KYIV: Russian missiles pounded power facilities in central and western Ukraine on Saturday, increasing pressure on the ailing energy system as the country faces a shortage of air defences despite a breakthrough in US military aid.
The airstrike, carried out with ballistic missiles and cruise missiles fired by Russian strategic bombers based in the Arctic Circle, was the fourth large-scale aerial assault targeting the power system since March 22.
“The enemy again massively shelled Ukrainian energy facilities,” said DTEK, Ukraine’s largest private electricity company, adding that four of its six thermal power plants had suffered damage.
Rescuers battled to put out fires at several energy facilities in the western regions of Lviv and Ivano-Frankivsk, which border Nato members Poland and Romania.
After strikes on energy facilities in the central Dnipropetrovsk region, running water supplies were disrupted in President Volodymyr Zelensky’s hometown of Kryvyi Rih, officials said.
Ukrainian air defences brought down 21 of the 34 incoming missiles, the commander of the air force said in a statement.
None of the facilities hit was identified by name, a security measure intended to prevent Russia quickly assessing the impact of its strikes.
Russia denies targeting civilians, but says the Ukrainian energy system is a legitimate military target.
In the north-eastern city of Kharkiv, which has been heavily bombed in recent weeks, a missile struck a hospital holding 60 patients, injuring a woman and damaging the building, nearby water pipes and power lines, the regional governor said.
Ukraine, which has tried to take the fight back to Russia in recent months using long-range drones, attacked the Ilsky and Slavyansk oil refineries in Russia’s Krasnodar region overnight, a Ukrainian intelligence source said.
The drone strike conducted by the security service caused fires at the facilities, the source said. Russia’s Kushchevsk military airfield was also attacked in the southern region, the source added.
The Slavyansk oil refinery was forced to suspend some operations after being damaged in the attack, Russian state news agency TASS cited an executive overseeing the plant as saying.
Rolling blackouts
Ukraine has lost 80 per cent of its thermal power generation and 35 per cent of its hydroelectric capacity during Russian attacks, officials say.

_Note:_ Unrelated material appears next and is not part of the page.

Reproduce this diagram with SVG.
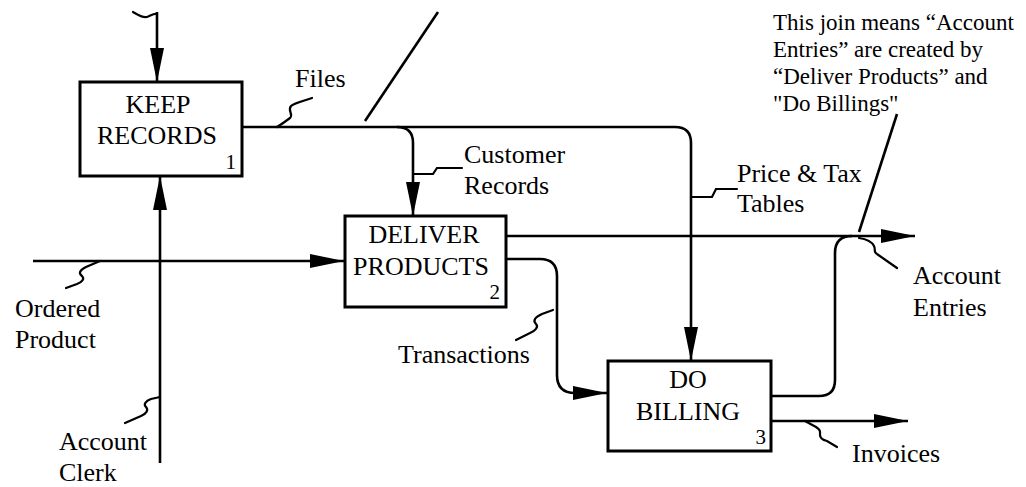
<svg xmlns="http://www.w3.org/2000/svg" width="1026" height="487" viewBox="0 0 1026 487">
<style>
.box{fill:#fff;stroke:#000;stroke-width:3}
.ln{fill:none;stroke:#000;stroke-width:2.6}
.sq{fill:none;stroke:#000;stroke-width:2.2;stroke-linecap:round}
.t{font-family:"Liberation Serif","Times New Roman",serif;font-size:26px;fill:#000}
.c{text-anchor:middle}
.n{font-family:"Liberation Serif","Times New Roman",serif;font-size:21px;fill:#000;text-anchor:end}
.a{font-family:"Liberation Serif","Times New Roman",serif;font-size:23px;fill:#000}
</style>
<defs>
<marker id="arr" markerUnits="userSpaceOnUse" markerWidth="34" markerHeight="14" refX="34" refY="7" orient="auto">
<path d="M0,0 L34,7 L0,14 z" fill="#000"/>
</marker>
</defs>
<g id="connectors">
<!-- control into KEEP RECORDS -->
<path class="ln" d="M157,12 V82" marker-end="url(#arr)"/>
<path class="sq" d="M133,12 C138,15 142,18 147,17 C151,16 153,13 157,14"/>
<!-- mechanism into KEEP RECORDS -->
<path class="ln" d="M160,463 V176" marker-end="url(#arr)"/>
<path class="sq" d="M160,397 L151,399 C146,401 143,404 146,407 C149,410 146,414 141,416 L125,423"/>
<!-- Ordered Product -->
<path class="ln" d="M33,261 H344" marker-end="url(#arr)"/>
<path class="sq" d="M100,261 L86,267 C80,270 78,273 82,276 C85,279 82,282 77,284 L66,288"/>
<!-- Files -->
<path class="ln" d="M242,127 H675 Q691,127 691,143 V361" marker-end="url(#arr)"/>
<path class="ln" d="M397,127 Q413,127 413,143 V216" marker-end="url(#arr)"/>
<path class="sq" d="M277,127 C282,124 286,121 290,118 C294,114 287,111 291,106 C294,103 303,101 312,98"/>
<path class="ln" d="M365,121 L438,12"/>
<!-- Customer Records squiggle -->
<path class="sq" d="M414,174 H433 L437,168 H462"/>
<!-- Price & Tax squiggle -->
<path class="sq" d="M692,197 H712 L716,189 H737"/>
<!-- Deliver products to Account Entries -->
<path class="ln" d="M506,236 H915" marker-end="url(#arr)"/>
<!-- Transactions -->
<path class="ln" d="M506,259 H540 Q557,259 557,276 V375 Q557,393 575,393 H607" marker-end="url(#arr)"/>
<path class="sq" d="M553,310 L542,314 C536,317 532,320 536,324 C539,327 535,331 530,333 L516,340"/>
<!-- DO BILLING to Account Entries join -->
<path class="ln" d="M771,396 H819 Q835,396 835,380 V253 Q835,236 852,236"/>
<path class="sq" d="M859,238 C866,239 872,242 874,246 C876,250 873,252 877,254 L897,268"/>
<path class="ln" d="M859,232 L897,114"/>
<!-- Invoices -->
<path class="ln" d="M771,421 H908" marker-end="url(#arr)"/>
<path class="sq" d="M805,421 L816,427 C821,430 820,432 820,435 C820,438 823,440 827,441 L837,447"/>
</g>
<g id="keep-records">
<rect class="box" x="80" y="82" width="162" height="94"/>
<text class="t c" x="158" y="113">KEEP</text>
<text class="t c" x="157" y="144">RECORDS</text>
<text class="n" x="236" y="169">1</text>
</g>
<g id="deliver-products">
<rect class="box" x="345" y="216" width="161" height="91"/>
<text class="t c" x="424" y="243">DELIVER</text>
<text class="t c" x="421" y="275">PRODUCTS</text>
<text class="n" x="500" y="299">2</text>
</g>
<g id="do-billing">
<rect class="box" x="608" y="361" width="163" height="90"/>
<text class="t c" x="688" y="388">DO</text>
<text class="t c" x="688" y="420">BILLING</text>
<text class="n" x="766" y="444">3</text>
</g>
<g id="labels">
<text class="t" x="295" y="87">Files</text>
<text class="t" x="464" y="163">Customer</text>
<text class="t" x="464" y="194">Records</text>
<text class="t" x="737" y="182">Price &amp; Tax</text>
<text class="t" x="737" y="212">Tables</text>
<text class="t" x="15" y="317">Ordered</text>
<text class="t" x="15" y="348">Product</text>
<text class="t" x="398" y="363">Transactions</text>
<text class="t" x="59" y="450">Account</text>
<text class="t" x="59" y="481">Clerk</text>
<text class="t" x="913" y="284">Account</text>
<text class="t" x="913" y="316">Entries</text>
<text class="t" x="852" y="462">Invoices</text>
<text class="a" x="773" y="30">This join means “Account</text>
<text class="a" x="773" y="57">Entries” are created by</text>
<text class="a" x="773" y="84">“Deliver Products” and</text>
<text class="a" x="773" y="111">"Do Billings"</text>
</g>
</svg>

Though the core of the energy system comes from nuclear power, that lost capacity serves a balancing function in the grid and its loss could be a big problem when consumption rises later this year, officials say.
Rolling blackouts have been introduced in several regions, but the full impact of the attacks has not been felt as consumption, which peaks in winter and the height of summer, is low because of mild weather.
There were no planned blackouts for now in Lviv region, but the governor urged residents to economise on electricity use, especially during the evening hours of peak consumption.